--- WHAT IS NEEDED ---
Below are records; count the lines in them that hold "Output" and give only the count.
-- START INPUT DATA --
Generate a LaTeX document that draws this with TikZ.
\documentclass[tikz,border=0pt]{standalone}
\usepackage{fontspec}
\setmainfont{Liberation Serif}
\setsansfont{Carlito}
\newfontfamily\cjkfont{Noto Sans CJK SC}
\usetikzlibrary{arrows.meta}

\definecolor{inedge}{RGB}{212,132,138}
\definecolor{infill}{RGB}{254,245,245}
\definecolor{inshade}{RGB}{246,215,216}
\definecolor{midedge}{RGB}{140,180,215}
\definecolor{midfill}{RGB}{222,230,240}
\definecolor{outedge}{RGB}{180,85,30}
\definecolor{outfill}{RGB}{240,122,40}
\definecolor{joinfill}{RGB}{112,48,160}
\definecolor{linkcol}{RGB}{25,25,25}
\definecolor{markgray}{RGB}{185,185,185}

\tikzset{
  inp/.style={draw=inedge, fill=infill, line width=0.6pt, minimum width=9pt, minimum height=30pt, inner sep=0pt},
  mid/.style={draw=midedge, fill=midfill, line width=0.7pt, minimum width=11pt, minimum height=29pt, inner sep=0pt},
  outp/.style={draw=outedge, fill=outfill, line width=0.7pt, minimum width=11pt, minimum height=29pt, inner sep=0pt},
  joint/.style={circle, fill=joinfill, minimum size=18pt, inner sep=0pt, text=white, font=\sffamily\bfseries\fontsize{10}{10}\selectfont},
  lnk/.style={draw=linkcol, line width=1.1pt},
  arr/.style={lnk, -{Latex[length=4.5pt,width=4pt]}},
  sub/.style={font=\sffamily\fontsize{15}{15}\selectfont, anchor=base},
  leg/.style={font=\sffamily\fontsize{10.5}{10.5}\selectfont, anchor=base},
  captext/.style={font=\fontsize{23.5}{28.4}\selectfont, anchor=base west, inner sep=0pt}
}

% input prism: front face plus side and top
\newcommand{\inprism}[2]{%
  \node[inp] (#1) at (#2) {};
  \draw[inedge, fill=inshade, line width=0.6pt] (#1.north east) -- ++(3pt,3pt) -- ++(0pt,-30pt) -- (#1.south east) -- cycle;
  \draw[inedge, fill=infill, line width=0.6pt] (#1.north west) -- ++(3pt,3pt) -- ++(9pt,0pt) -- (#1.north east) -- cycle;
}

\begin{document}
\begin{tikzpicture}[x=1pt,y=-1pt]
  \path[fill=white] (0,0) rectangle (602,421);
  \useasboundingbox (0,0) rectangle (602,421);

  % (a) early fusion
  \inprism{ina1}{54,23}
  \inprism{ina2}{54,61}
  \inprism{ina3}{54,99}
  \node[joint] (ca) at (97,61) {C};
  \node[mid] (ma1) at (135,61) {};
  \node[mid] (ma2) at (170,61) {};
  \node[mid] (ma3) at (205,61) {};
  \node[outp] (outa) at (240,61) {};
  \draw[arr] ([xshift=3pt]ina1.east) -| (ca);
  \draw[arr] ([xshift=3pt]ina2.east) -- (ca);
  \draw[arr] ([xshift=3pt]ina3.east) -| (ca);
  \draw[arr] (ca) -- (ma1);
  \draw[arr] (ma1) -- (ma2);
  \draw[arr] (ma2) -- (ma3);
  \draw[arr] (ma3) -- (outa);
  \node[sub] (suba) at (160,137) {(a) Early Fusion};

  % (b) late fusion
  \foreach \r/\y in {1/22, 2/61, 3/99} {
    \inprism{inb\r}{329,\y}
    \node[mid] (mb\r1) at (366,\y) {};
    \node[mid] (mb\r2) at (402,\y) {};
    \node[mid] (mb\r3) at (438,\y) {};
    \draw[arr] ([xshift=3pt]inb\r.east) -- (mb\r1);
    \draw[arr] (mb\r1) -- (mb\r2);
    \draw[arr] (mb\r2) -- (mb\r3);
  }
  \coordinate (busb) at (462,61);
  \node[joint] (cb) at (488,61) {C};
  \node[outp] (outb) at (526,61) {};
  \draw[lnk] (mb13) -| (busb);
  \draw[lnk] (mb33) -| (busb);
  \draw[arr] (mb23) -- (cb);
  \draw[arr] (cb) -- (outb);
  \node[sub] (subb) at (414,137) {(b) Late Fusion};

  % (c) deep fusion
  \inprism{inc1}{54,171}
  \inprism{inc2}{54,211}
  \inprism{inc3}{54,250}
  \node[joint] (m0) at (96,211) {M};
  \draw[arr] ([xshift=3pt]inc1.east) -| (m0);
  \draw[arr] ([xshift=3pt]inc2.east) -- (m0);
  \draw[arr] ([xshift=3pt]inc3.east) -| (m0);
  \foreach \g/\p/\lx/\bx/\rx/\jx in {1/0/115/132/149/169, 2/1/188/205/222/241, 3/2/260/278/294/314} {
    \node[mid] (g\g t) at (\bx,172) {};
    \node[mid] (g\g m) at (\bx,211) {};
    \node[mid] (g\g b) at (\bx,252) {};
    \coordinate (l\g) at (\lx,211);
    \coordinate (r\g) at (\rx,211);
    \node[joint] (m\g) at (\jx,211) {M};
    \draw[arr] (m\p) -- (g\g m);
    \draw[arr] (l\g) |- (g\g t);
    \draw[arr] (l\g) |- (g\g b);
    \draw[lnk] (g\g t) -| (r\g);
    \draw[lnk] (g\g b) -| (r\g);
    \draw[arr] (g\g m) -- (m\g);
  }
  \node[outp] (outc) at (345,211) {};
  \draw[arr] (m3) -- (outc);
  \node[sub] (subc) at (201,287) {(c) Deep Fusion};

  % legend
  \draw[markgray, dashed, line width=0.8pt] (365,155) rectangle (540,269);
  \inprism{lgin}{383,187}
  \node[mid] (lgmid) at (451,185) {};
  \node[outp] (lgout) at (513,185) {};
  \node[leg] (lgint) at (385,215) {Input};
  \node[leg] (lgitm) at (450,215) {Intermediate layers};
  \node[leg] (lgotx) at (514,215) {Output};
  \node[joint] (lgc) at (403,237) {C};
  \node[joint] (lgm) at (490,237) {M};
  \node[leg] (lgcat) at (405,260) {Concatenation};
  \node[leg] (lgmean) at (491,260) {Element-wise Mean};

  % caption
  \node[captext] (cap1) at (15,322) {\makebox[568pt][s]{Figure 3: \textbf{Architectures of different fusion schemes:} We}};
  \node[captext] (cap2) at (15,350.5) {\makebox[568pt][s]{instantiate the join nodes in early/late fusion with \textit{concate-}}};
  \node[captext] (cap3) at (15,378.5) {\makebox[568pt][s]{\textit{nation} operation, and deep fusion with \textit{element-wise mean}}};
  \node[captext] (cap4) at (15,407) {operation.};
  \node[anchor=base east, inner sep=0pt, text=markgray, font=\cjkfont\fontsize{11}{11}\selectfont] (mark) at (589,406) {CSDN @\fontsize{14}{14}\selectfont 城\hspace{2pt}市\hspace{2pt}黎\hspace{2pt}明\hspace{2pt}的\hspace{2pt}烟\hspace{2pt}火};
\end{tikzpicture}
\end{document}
-- END INPUT DATA --
-- START INPUT DATA --
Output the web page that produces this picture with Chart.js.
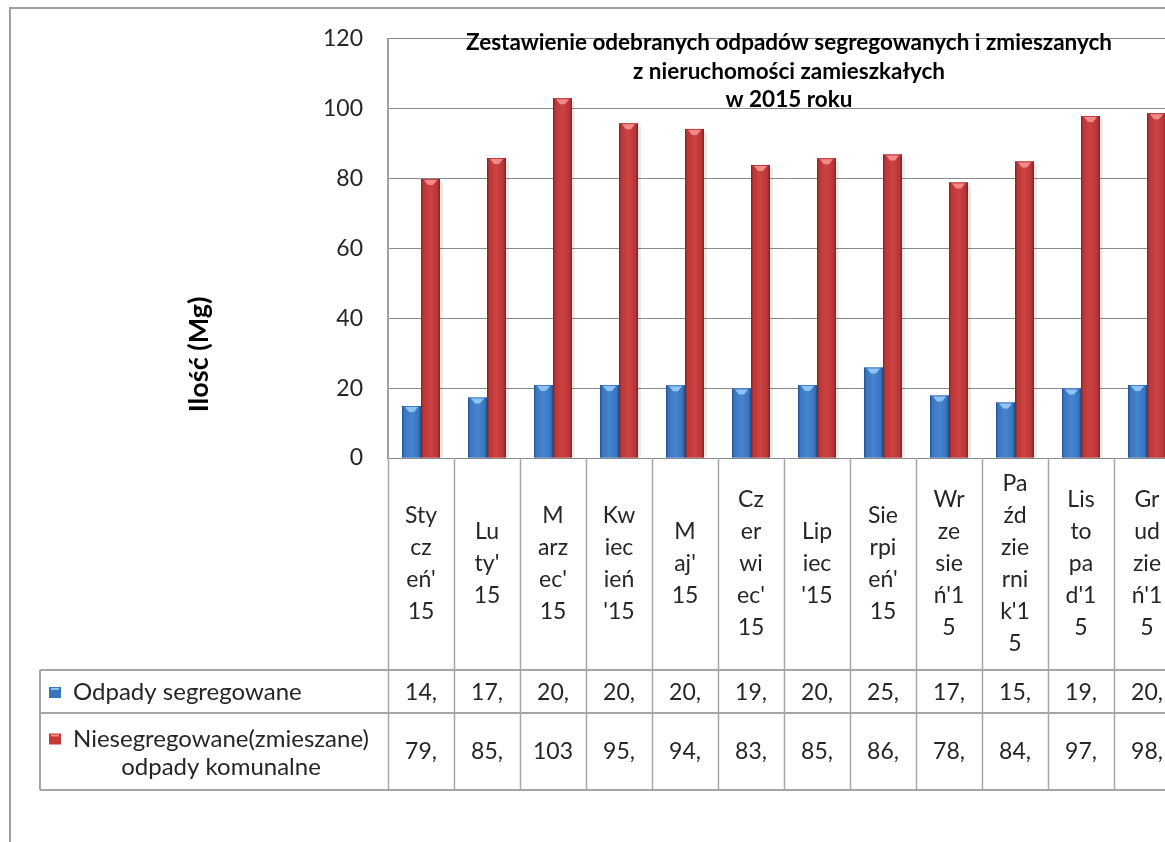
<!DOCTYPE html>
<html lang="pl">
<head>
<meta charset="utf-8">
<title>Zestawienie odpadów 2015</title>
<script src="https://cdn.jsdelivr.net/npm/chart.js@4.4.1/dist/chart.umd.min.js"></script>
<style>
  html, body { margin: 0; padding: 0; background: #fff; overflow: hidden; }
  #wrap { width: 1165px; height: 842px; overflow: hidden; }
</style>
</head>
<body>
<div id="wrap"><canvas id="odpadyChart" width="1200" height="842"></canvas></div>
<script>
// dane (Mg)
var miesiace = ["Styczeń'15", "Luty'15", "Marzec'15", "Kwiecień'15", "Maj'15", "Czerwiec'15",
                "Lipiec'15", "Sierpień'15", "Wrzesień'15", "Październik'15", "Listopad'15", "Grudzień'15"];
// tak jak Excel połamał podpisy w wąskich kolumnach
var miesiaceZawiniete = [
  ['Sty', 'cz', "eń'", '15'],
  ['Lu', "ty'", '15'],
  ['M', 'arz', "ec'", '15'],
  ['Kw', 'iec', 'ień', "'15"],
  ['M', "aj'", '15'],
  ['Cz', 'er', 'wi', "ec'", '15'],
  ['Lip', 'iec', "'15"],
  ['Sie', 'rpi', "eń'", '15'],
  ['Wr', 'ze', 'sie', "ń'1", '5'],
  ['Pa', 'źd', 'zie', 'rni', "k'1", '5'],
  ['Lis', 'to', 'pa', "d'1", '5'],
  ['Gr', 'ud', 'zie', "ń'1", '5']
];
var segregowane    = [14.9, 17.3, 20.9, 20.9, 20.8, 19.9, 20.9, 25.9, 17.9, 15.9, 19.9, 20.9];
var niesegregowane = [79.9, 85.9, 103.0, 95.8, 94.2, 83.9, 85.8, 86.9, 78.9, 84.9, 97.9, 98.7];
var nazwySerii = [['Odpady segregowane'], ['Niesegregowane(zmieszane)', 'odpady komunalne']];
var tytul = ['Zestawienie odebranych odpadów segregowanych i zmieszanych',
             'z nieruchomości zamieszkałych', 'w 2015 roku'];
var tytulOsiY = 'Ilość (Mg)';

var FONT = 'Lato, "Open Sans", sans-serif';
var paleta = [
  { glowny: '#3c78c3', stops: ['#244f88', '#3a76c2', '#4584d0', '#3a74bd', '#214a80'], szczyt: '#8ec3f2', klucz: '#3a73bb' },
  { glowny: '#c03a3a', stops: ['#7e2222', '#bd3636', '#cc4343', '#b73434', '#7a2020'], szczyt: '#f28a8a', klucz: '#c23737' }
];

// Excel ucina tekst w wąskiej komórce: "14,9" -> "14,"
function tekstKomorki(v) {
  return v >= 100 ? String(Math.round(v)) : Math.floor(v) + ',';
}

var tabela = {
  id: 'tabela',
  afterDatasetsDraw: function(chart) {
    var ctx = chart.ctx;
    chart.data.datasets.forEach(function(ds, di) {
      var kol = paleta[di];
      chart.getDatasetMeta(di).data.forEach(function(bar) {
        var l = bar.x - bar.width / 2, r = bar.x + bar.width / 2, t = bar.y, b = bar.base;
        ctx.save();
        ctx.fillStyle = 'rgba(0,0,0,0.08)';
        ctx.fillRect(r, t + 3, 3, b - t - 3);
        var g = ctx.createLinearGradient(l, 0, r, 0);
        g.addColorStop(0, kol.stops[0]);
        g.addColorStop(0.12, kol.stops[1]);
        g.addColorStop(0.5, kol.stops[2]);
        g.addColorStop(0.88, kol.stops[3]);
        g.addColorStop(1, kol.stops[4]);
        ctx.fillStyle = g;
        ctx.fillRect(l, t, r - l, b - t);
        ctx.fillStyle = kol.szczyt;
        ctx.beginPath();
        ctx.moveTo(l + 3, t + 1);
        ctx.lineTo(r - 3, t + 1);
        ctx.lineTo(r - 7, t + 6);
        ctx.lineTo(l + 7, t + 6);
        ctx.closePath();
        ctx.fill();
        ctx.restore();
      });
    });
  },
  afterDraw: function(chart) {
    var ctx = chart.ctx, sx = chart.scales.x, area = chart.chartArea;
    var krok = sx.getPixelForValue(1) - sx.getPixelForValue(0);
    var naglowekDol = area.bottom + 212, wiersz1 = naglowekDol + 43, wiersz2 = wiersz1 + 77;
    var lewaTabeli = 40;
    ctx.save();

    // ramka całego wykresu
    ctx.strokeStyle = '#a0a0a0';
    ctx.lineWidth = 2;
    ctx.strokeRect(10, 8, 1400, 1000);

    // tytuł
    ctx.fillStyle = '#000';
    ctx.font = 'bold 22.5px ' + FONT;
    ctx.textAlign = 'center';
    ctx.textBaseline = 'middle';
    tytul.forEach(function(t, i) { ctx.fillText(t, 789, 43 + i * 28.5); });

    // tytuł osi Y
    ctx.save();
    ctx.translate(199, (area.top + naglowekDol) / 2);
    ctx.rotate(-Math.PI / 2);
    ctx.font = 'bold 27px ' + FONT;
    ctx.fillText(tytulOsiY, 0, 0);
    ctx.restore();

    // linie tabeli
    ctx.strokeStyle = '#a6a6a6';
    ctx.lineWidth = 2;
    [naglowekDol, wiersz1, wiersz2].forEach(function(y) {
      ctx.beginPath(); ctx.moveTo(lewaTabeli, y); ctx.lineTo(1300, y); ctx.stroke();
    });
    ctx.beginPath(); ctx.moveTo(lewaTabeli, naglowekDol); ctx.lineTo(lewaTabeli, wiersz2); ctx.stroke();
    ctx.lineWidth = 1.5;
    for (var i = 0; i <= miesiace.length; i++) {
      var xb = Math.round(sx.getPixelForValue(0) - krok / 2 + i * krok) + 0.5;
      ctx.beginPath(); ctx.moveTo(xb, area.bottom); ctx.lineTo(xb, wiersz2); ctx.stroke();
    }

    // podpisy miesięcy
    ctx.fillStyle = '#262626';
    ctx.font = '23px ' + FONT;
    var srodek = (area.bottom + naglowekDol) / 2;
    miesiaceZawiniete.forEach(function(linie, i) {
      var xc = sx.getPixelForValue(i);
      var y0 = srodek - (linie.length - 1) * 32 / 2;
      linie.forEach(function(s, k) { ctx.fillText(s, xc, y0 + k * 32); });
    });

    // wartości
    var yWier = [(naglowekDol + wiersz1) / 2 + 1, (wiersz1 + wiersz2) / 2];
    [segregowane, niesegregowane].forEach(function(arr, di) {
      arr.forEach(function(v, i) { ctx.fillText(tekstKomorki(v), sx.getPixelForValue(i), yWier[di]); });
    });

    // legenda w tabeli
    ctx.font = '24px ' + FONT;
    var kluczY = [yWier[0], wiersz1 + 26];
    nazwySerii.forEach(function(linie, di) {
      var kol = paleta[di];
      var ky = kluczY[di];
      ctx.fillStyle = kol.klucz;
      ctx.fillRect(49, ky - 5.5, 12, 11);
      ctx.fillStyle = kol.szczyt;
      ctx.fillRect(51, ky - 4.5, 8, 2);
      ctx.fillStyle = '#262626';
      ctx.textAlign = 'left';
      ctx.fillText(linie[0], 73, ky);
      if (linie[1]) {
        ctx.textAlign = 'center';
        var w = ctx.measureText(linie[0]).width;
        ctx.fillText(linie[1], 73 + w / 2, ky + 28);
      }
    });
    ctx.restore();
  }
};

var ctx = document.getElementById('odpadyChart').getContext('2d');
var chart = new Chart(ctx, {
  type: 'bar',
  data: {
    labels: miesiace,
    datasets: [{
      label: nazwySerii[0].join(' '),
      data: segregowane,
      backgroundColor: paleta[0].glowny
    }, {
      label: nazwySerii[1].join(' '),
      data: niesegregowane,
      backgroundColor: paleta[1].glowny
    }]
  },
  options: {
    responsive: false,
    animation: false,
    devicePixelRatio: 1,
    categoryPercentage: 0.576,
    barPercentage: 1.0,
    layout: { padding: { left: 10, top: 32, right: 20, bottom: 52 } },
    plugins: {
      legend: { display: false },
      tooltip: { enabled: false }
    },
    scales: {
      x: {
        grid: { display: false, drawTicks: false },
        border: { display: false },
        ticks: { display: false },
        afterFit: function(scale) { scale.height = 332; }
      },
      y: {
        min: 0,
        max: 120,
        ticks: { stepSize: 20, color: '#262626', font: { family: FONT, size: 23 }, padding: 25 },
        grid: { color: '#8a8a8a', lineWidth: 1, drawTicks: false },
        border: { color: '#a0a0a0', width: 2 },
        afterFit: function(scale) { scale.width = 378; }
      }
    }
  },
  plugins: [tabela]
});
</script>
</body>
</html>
-- END INPUT DATA --
-- START INPUT DATA --
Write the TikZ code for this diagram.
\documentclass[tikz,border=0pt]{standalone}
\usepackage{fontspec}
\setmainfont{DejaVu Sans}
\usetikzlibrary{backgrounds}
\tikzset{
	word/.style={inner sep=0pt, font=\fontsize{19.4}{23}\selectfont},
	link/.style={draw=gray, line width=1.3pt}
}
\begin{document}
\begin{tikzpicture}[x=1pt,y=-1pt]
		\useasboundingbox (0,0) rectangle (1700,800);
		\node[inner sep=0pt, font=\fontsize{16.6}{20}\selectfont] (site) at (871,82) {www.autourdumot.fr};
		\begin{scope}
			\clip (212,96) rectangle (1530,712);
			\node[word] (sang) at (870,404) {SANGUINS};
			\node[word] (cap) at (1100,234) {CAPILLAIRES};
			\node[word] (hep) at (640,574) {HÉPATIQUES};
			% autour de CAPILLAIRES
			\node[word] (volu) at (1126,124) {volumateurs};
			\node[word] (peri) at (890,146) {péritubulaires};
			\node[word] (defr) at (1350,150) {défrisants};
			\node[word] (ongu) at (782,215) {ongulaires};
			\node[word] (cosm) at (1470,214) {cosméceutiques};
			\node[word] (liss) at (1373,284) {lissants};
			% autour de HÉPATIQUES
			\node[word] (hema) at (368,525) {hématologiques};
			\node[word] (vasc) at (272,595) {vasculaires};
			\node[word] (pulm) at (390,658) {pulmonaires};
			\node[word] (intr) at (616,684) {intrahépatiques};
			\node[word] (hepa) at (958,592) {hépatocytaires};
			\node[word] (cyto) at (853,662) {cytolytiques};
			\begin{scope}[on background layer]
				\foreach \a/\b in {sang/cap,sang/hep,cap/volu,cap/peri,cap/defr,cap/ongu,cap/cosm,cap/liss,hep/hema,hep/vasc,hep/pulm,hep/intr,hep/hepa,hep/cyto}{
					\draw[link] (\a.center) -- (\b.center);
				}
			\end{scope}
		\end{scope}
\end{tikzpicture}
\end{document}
-- END INPUT DATA --
--- SOLUTION FOR THIS PROBLEM ---
2